Written by Chun-Yi Lee.
2017 has been a quiet year for cross-Strait relations between China and Taiwan. The constant silence between Beijing and Taipei since the election of the Democratic Progressive Party (DPP)’s presidential candidate Tsai Ing-wen in 2016 remained throughout the whole year. The number of mainland visitors to Taiwan and amount of mainland direct investment in Taiwan reduced in 2017, with official dialogue between semi-governmental institutes like Straits Exchange Foundation (SEF) in Taiwan and Association for Relations Across the Taiwan Strait (ARATS) in China hitting almost zero in 2017.
However, can we say both sides completely ignored each other because there is no obvious interaction between them? The answer is no. On the side of China, Taiwan is a perpetually unsolvable issue; for the Taiwanese government, the ‘China Factor’ has been overwhelming throughout different presidencies, be it under Kuomintang (KMT) or DPP governments. This blog looks to explain how much the two sides of the straits (both at the levels of government and society) value each other under the frozen relationship through the use of third parties.

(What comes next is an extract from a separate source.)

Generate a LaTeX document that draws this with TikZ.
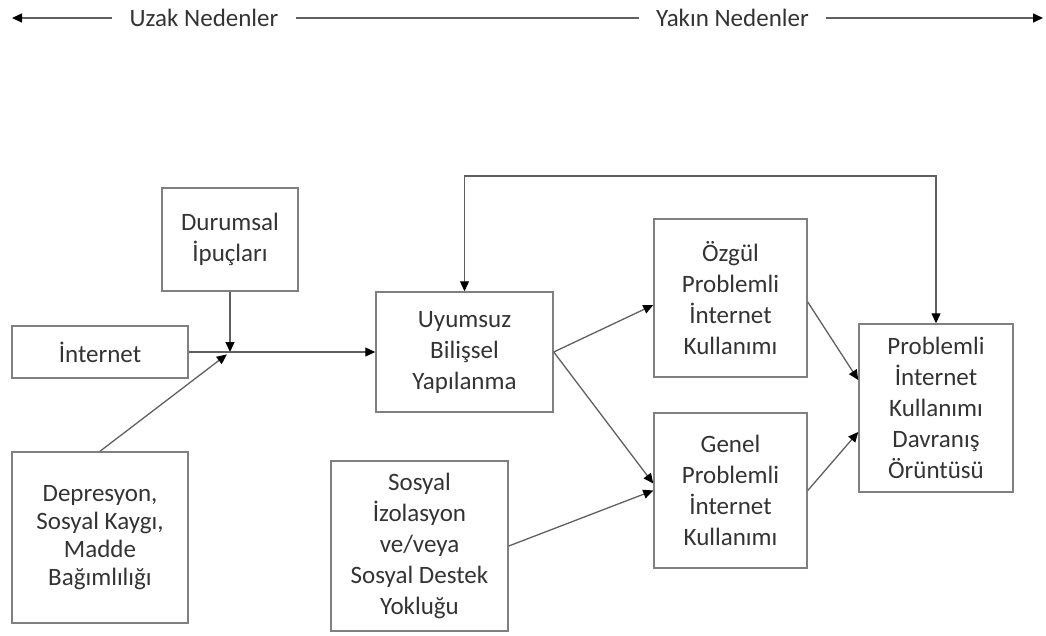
\documentclass[tikz,border=0pt]{standalone}
\usepackage{fontspec}
\setmainfont{Carlito}
\usetikzlibrary{arrows.meta}
\definecolor{txt}{HTML}{333333}
\definecolor{ln}{HTML}{606060}

\begin{document}
\begin{tikzpicture}[x=1pt,y=-1pt,
  box/.style={draw=ln!80, line width=1.5pt, text=txt, align=center,
    font=\fontsize{25}{31}\selectfont, inner sep=0pt},
  lbl/.style={text=txt, font=\fontsize{25}{30}\selectfont, inner xsep=17pt, inner ysep=0pt},
  conn/.style={draw=ln, line width=1.3pt},
  >={Triangle[length=10pt,width=9pt,color=black]}]
\useasboundingbox (0,0) rectangle (1046,635);
\node [lbl] (u) at (204,18) {Uzak Nedenler};
\node [lbl] (y) at (732.5,18) {Yakın Nedenler};
\coordinate (l0) at (12,18);
\coordinate (r0) at (1043,18);
%
\node [box, minimum width=136pt, minimum height=103pt] (v1) at (230,239.5) {Durumsal\\İpuçları};
\node [box, minimum width=176pt, minimum height=52pt] (v2) at (100,352) {İnternet};
\node [box, minimum width=176pt, minimum height=171pt, font=\fontsize{25}{28}\selectfont] (v3) at (100,537.5) {Depresyon,\\Sosyal Kaygı,\\Madde\\Bağımlılığı};
\node [box, minimum width=177pt, minimum height=120pt] (v4) at (464.5,352) {Uyumsuz\\Bilişsel\\Yapılanma};
\node [box, minimum width=177pt, minimum height=170pt] (v5) at (419.5,546) {Sosyal\\İzolasyon\\ve/veya\\Sosyal Destek\\Yokluğu};
\node [box, minimum width=153pt, minimum height=158pt] (v6) at (730.5,298) {Özgül\\Problemli\\İnternet\\Kullanımı};
\node [box, minimum width=153pt, minimum height=155pt] (v7) at (730.5,490.5) {Genel\\Problemli\\İnternet\\Kullanımı};
\node [box, minimum width=154pt, minimum height=168pt] (v8) at (936,408) {Problemli\\İnternet\\Kullanımı\\Davranış\\Örüntüsü};
\coordinate (j) at (230,352);
\coordinate (fb) at (700,176);
%
\draw [conn,->] (u) -- (l0);
\draw [conn] (u) -- (y);
\draw [conn,->] (y) -- (r0);
\draw [conn,->] (v1) -- (j);
\draw [conn] (v2) -- (j);
\draw [conn,->,shorten >=4pt] (v3.north) -- (j);
\draw [conn,->] (j) -- (v4);
\draw [conn,->] (v4.east) -- ([yshift=-7pt]v6.west);
\draw [conn,->] (v4.east) -- ([yshift=7pt]v7.west);
\draw [conn,->] (v5.east) -- (v7.west);
\draw [conn,->] ([yshift=-4pt]v6.east) -- ([yshift=28pt]v8.west);
\draw [conn,->] (v7.east) -- ([yshift=-24pt]v8.west);
\draw [conn,<->] (v4.north) |- (fb) -| (v8.north);
\end{tikzpicture}
\end{document}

On the side of China, at the 19th Congress, President Xi strongly expressed that China will keep defending the sovereignty and the ‘completeness’ of its territories. Taiwan is at the very core of what Xi was referring to. Xi also indicated that cross-Strait issues should be resolved by 2049, but certainly didn’t express whether they would be resolved peacefully or by force. More practically, Xi urged the government in Taiwan to recognise the 92 consensus, which is a tactic for both governments in China and Taiwan to recognise the ‘One China’ policy. On the side of Taiwan, all these urges from China have not received any positive responses from the government in charge. The current DPP government, led by President Tsai Ing-wen, has not recognised the ’92 consensus’. Tsai has rather diplomatically responded to Beijing on the topic of ‘One China’ by claiming that it was a historical ‘talk’ held in 1992, which is acknowledged by the current DPP government. Yet, the DPP government didn’t use the word ‘consensus’. This is a significant deviation from the expectation of Xi’s government. Based on this, one could easily assume that for the foreseeable future under the DPP government, we will not see a thawing in relations.

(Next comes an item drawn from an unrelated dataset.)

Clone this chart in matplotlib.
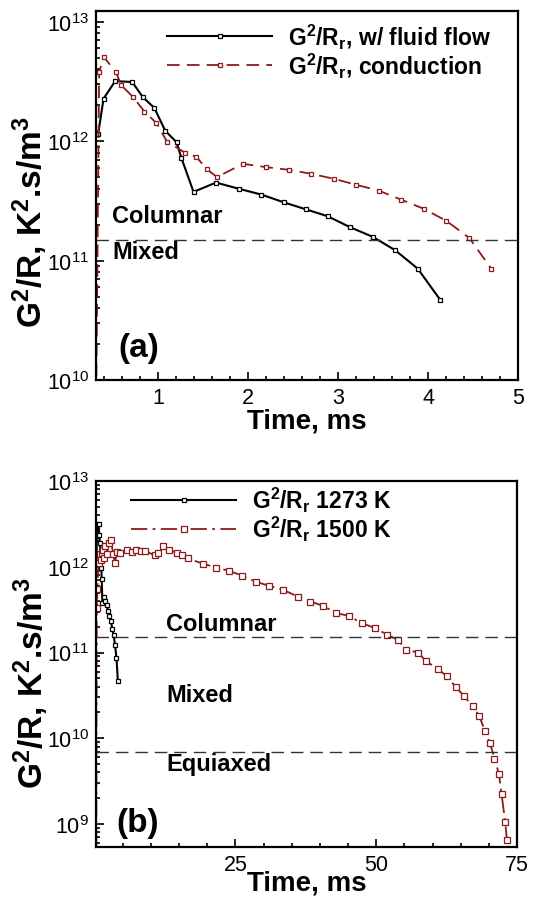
import matplotlib
matplotlib.use("Agg")
import matplotlib.pyplot as plt
from matplotlib.ticker import LogLocator, MultipleLocator, FixedLocator, NullFormatter

plt.rcParams["font.family"] = "Liberation Sans"
plt.rcParams["mathtext.fontset"] = "custom"
plt.rcParams["mathtext.rm"] = "Liberation Sans"
plt.rcParams["mathtext.bf"] = "Liberation Sans:bold"
plt.rcParams["mathtext.it"] = "Liberation Sans:italic"

# ---- panel (a): fluid flow vs conduction (Time in ms, G^2/R in K^2.s/m^3)
flow_t = [0.333, 0.394, 0.523, 0.712, 0.83, 0.958, 1.08, 1.205, 1.26, 1.394,
          1.644, 1.894, 2.148, 2.394, 2.64, 2.886, 3.136, 3.386, 3.636, 3.886, 4.136]
flow_g = [1.14e12, 2.27e12, 3.18e12, 3.13e12, 2.34e12, 1.9e12, 1.22e12, 9.8e11, 7.2e11, 3.76e11,
          4.5e11, 4.0e11, 3.57e11, 3.08e11, 2.69e11, 2.35e11, 1.9e11, 1.58e11, 1.22e11, 8.55e10, 4.69e10]

cond_t = [0.31, 0.345, 0.394, 0.534, 0.59, 0.723, 0.848, 0.977, 1.10, 1.30, 1.424, 1.545, 1.655,
          1.943, 2.2, 2.45, 2.70, 2.955, 3.20, 3.45, 3.70, 3.95, 4.20, 4.458, 4.705]
cond_g = [5e9, 3.76e12, 5.1e12, 3.76e12, 2.94e12, 2.34e12, 1.77e12, 1.43e12, 9.9e11, 8.0e11, 7.4e11, 5.8e11, 5.0e11,
          6.46e11, 6.06e11, 5.76e11, 5.33e11, 4.84e11, 4.31e11, 3.86e11, 3.24e11, 2.72e11, 2.16e11, 1.55e11, 8.5e10]

# ---- panel (b): 1273 K (same run as fluid flow above) vs 1500 K
hot_t = [0.3, 0.37, 0.48, 0.7, 0.9, 1.1, 1.26, 1.44, 1.65, 1.85, 2.2, 2.5, 2.88, 3.3, 3.62, 3.93,
         4.6, 5.7, 6.6, 7.4, 8.2, 8.95, 10.7, 11.3, 12.1, 13.2, 14.6, 15.5, 16.5, 19.2, 21.5, 23.8,
         26.2, 28.6, 31.05, 33.5, 36.1, 38.3, 40.6, 42.9, 45.1, 47.4, 49.8, 51.95, 53.8, 55.3, 57.4,
         58.9, 60.9, 62.55, 64.1, 65.6, 67.1, 68.3, 69.3, 70.2, 71.0, 71.8, 72.25, 72.9, 73.2, 73.5]
hot_g = [2.5e8, 3.29e11, 5.47e11, 1.12e12, 1.41e12, 1.20e12, 1.43e12, 1.58e12, 1.26e12, 1.74e12, 1.41e12,
         1.91e12, 2.07e12, 1.41e12, 1.10e12, 1.49e12, 1.45e12, 1.55e12, 1.48e12, 1.58e12, 1.51e12, 1.53e12,
         1.36e12, 1.45e12, 1.75e12, 1.58e12, 1.45e12, 1.38e12, 1.25e12, 1.09e12, 9.8e11, 9.0e11, 7.87e11,
         6.7e11, 5.97e11, 5.37e11, 4.49e11, 3.93e11, 3.50e11, 2.88e11, 2.68e11, 2.20e11, 1.93e11, 1.61e11,
         1.41e11, 1.08e11, 1.0e11, 7.9e10, 6.44e10, 5.3e10, 3.98e10, 3.1e10, 2.38e10, 1.82e10, 1.22e10,
         8.8e9, 5.8e9, 3.83e9, 2.24e9, 1.07e9, 6.6e8, 3.2e8]

columnar_limit = 1.5e11
equiaxed_limit = 7e9

DARK_RED = "#8b1a1a"
W, H = 535, 903
YLABEL = r"G$^{\mathbf{2}}$/R, K$^{\mathbf{2}}$.s/m$^{\mathbf{3}}$"
GR = r"G$^{\mathbf{2}}$/R$_{\mathbf{r}}$"


def style_axes(ax, xlim, ylim, xmajor, xminor):
    ax.set_yscale("log")
    ax.set_xlim(*xlim)
    ax.set_ylim(*ylim)
    ax.xaxis.set_major_locator(FixedLocator(xmajor))
    ax.xaxis.set_minor_locator(MultipleLocator(xminor))
    ax.yaxis.set_major_locator(LogLocator(base=10))
    ax.yaxis.set_minor_locator(LogLocator(base=10, subs=range(2, 10)))
    ax.yaxis.set_minor_formatter(NullFormatter())
    ax.tick_params(which="both", direction="in", top=False, right=False, width=1.2)
    ax.tick_params(which="major", length=6, labelsize=15.5, pad=5)
    ax.tick_params(which="minor", length=3)
    for sp in ax.spines.values():
        sp.set_linewidth(1.6)
    ax.set_xlabel("Time, ms", fontsize=20, fontweight="bold")
    ax.set_ylabel(YLABEL, fontsize=24, fontweight="bold")


def add_legend(ax, anchor):
    ax.legend(loc="upper left", bbox_to_anchor=anchor, frameon=False, numpoints=1,
              prop={"size": 16.5, "weight": "bold"}, handlelength=4.6, handletextpad=0.7,
              labelspacing=0.0, borderpad=0, borderaxespad=0)


fig = plt.figure(figsize=(W / 100, H / 100), dpi=100)

# panel (a)
ax1 = fig.add_axes([96 / W, 1 - 381 / H, 422 / W, 369 / H])
ax1.plot(flow_t, flow_g, color="black", lw=1.5, marker="s", ms=3.5, mfc="white", mec="black", mew=0.9,
         label=GR + ", w/ fluid flow")
ax1.plot(cond_t, cond_g, color=DARK_RED, lw=1.3, ls=(0, (7, 4)), marker="s", ms=3.5, mfc="white",
         mec=DARK_RED, mew=0.9, label=GR + ", conduction")
ax1.axhline(columnar_limit, color="#333333", lw=1, ls=(0, (9, 5)))
style_axes(ax1, (0.31, 5), (1e10, 1.23e13), [1, 2, 3, 4, 5], 0.2)
ax1.xaxis.set_label_coords(0.5, -0.075)
ax1.yaxis.set_label_coords(-0.108, 0.43)
ax1.text(0.039, 0.447, "Columnar", transform=ax1.transAxes, fontsize=17, fontweight="bold", va="center")
ax1.text(0.039, 0.347, "Mixed", transform=ax1.transAxes, fontsize=17, fontweight="bold", va="center")
ax1.text(0.052, 0.089, "(a)", transform=ax1.transAxes, fontsize=24, fontweight="bold", va="center")
add_legend(ax1, (0.168, 0.972))

# panel (b)
ax2 = fig.add_axes([96 / W, 1 - 848 / H, 421 / W, 366 / H])
ax2.plot(flow_t, flow_g, color="black", lw=1.5, marker="s", ms=3.5, mfc="white", mec="black", mew=0.9,
         label=GR + " 1273 K")
ax2.plot(hot_t, hot_g, color=DARK_RED, lw=1.3, ls=(0, (9, 3, 1.5, 3)), marker="s", ms=3.8, mfc="white",
         mec=DARK_RED, mew=0.9, label=GR + " 1500 K")
ax2.axhline(columnar_limit, color="#333333", lw=1, ls=(0, (9, 5)))
ax2.axhline(equiaxed_limit, color="#333333", lw=1, ls=(0, (9, 5)))
style_axes(ax2, (0.25, 75), (5.4e8, 1e13), [25, 50, 75], 5)
ax2.xaxis.set_label_coords(0.5, -0.062)
ax2.yaxis.set_label_coords(-0.108, 0.45)
ax2.text(0.166, 0.611, "Columnar", transform=ax2.transAxes, fontsize=17, fontweight="bold", va="center")
ax2.text(0.166, 0.418, "Mixed", transform=ax2.transAxes, fontsize=17, fontweight="bold", va="center")
ax2.text(0.166, 0.229, "Equiaxed", transform=ax2.transAxes, fontsize=17, fontweight="bold", va="center")
ax2.text(0.0475, 0.068, "(b)", transform=ax2.transAxes, fontsize=24, fontweight="bold", va="center")
add_legend(ax2, (0.083, 0.99))

fig.savefig("out.png", dpi=100)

The chilling relationship between Taiwan and China in fact, pushed Taiwan and China to be more actively engaged with the world. On the part of Taiwan, since the inauguration of President Tsai Ing-wen in September 2016, the Taiwanese government has actively initiated several new projects in order to strengthen economic and civic connections between Taiwan and Southeast Asian countries. Exploring links with Southeast Asian countries was first promoted in the mid 1990s, by then-President Lee Teng-hui. The purpose of directing Taiwanese economic links to the Southeast Asian countries was to avoid vast investments going west, to China.

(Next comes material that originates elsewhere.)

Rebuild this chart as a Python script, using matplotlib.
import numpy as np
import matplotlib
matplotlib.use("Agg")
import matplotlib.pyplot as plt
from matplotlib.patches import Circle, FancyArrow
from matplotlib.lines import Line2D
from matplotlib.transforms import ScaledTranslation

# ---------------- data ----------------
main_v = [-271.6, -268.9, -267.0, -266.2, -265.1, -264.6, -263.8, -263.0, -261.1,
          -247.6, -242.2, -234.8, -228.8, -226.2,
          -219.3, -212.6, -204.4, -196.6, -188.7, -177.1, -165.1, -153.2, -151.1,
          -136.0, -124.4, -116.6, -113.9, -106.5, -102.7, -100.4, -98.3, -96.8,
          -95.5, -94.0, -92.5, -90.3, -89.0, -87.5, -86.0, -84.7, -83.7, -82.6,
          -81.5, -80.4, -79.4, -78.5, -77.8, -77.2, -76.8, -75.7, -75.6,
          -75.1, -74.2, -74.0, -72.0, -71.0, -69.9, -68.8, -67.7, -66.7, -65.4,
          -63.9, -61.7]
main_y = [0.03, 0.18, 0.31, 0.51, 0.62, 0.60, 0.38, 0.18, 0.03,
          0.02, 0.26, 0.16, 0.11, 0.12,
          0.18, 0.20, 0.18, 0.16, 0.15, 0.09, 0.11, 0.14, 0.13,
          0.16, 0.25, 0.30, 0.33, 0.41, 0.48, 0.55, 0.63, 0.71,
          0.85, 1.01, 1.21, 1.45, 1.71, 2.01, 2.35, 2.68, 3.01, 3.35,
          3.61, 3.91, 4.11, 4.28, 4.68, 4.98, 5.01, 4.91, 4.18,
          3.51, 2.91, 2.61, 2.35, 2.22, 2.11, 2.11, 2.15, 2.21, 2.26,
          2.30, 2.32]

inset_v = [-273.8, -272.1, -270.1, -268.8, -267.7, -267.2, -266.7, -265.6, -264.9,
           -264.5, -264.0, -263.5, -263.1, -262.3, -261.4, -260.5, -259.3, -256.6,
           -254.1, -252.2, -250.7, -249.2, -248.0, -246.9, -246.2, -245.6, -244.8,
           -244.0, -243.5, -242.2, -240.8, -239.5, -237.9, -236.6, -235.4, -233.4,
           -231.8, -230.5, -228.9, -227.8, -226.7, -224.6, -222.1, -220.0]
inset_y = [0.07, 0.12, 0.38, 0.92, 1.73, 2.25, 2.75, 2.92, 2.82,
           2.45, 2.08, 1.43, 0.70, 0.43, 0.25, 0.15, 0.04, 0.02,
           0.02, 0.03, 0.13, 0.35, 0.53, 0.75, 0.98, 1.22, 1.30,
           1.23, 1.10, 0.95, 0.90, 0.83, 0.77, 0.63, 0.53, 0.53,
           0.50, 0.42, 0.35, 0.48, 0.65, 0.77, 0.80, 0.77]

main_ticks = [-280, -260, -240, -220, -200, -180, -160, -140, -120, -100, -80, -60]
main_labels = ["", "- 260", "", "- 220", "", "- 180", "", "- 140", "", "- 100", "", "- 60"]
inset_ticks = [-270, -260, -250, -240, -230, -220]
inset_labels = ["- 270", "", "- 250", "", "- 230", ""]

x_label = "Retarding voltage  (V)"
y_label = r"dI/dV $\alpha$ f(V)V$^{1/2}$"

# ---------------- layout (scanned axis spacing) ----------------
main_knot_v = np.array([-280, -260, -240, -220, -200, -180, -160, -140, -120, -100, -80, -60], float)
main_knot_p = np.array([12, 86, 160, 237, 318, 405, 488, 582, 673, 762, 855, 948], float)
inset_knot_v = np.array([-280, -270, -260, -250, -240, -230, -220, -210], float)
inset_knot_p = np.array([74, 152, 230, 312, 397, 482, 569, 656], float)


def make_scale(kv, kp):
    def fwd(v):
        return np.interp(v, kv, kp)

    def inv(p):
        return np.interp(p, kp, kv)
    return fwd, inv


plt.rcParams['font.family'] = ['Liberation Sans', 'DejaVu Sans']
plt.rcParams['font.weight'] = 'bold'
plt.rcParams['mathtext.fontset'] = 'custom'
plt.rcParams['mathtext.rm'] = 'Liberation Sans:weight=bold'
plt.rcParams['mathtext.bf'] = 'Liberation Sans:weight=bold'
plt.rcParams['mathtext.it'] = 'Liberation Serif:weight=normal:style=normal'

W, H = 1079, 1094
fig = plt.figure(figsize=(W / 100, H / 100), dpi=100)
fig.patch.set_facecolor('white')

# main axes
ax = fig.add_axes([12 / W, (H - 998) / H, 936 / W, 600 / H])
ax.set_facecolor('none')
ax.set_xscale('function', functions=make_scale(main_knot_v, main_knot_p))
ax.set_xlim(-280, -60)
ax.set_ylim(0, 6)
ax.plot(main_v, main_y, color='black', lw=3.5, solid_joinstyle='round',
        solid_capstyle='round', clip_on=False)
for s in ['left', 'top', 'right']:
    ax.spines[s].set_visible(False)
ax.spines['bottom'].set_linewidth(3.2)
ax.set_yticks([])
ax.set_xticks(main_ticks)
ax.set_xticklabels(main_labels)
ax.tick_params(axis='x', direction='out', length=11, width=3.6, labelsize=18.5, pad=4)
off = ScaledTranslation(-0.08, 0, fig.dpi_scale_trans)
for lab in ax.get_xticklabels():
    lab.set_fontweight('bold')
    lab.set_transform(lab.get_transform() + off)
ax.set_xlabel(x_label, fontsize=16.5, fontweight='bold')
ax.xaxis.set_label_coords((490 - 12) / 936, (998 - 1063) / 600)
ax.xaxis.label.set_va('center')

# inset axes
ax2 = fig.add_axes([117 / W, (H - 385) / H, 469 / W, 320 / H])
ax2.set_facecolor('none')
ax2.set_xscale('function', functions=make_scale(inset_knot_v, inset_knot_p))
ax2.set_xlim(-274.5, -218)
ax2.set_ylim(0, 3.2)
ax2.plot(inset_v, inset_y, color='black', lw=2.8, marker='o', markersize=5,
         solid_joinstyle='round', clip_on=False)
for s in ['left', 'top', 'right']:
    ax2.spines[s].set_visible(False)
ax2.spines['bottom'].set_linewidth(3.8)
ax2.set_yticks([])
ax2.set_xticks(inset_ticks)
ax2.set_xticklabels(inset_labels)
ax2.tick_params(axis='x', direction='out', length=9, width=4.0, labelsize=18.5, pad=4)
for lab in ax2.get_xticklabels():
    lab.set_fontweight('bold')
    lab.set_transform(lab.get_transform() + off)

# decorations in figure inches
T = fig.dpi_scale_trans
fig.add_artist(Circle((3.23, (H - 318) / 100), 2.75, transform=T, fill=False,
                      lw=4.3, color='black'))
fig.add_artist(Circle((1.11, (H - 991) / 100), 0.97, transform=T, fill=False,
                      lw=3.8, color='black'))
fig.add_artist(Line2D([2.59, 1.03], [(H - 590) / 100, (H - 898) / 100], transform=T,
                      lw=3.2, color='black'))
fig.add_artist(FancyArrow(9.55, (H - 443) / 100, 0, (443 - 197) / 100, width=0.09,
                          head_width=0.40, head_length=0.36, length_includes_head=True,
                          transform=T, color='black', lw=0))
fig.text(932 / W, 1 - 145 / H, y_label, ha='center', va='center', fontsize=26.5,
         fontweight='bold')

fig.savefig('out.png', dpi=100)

Under the current quiet relationship with China, President Tsai promoted even harder for Taiwan’s New South Bound policy (NPS) and with greater expectation that Taiwan can establish closer relationship with Southeast Asian countries both economically and civically instead of concentrating all the investment towards the Chinese market. On the other side of the Strait, China’s global strategy is much bigger than Taiwan’s NPS. The One Belt One Road project (OBOR, later known as the Belt and Road Initiative, BRI), initiated by Xi, took shape in October 2013. It is envisaged to connect vibrant East Asia and developed Europe via the Silk Road Economic Belt, linking China with European countries through the 21st Century Maritime Silk Road. Its ultimate goal is to facilitate trade and investment in Eurasia and promote economic growth. In the maritime belt, there is China’s heavy involvement with the Southeast Asian countries’ infrastructure investment, including bidding against Japan in order to gain the Singapore–Malaysia high-speed railway track construction.
At the end of year 2017, and to a greater extent until end of Tsai’s government, the possibility to have official dialogue between Chinese and Taiwanese governments will be limited due to the fundamental disagreement on the very basis of a ‘One China Principle’. The overlapping of China and Taiwan, as far as one can see, will be in South East Asian countries. The differences between China’s BRI and Taiwan’s NSP are, firstly BRI emphasises infrastructure building, whereas the NSP emphasises people to people dialogue. Secondly, the BRI is almost hundred percent engineered by the central government, whereas the NSP has been encouraged by the Tsai’s government, but it would require significant effort from different groups of society.
In other words, the driving force of the NSP is not the Taiwanese government, but social forces. Therefore it will be very interesting to observe in the New Year how Taiwan and China interact through the third party, the South East Asian countries. Observers of the cross-strait relationship cannot only take two actors in mind, but also the groups of South East Asian countries, with the implication of retrieving US power in the region. As a result, the cross-Strait relationship will no longer be a bipolar game, but a multipolar setting.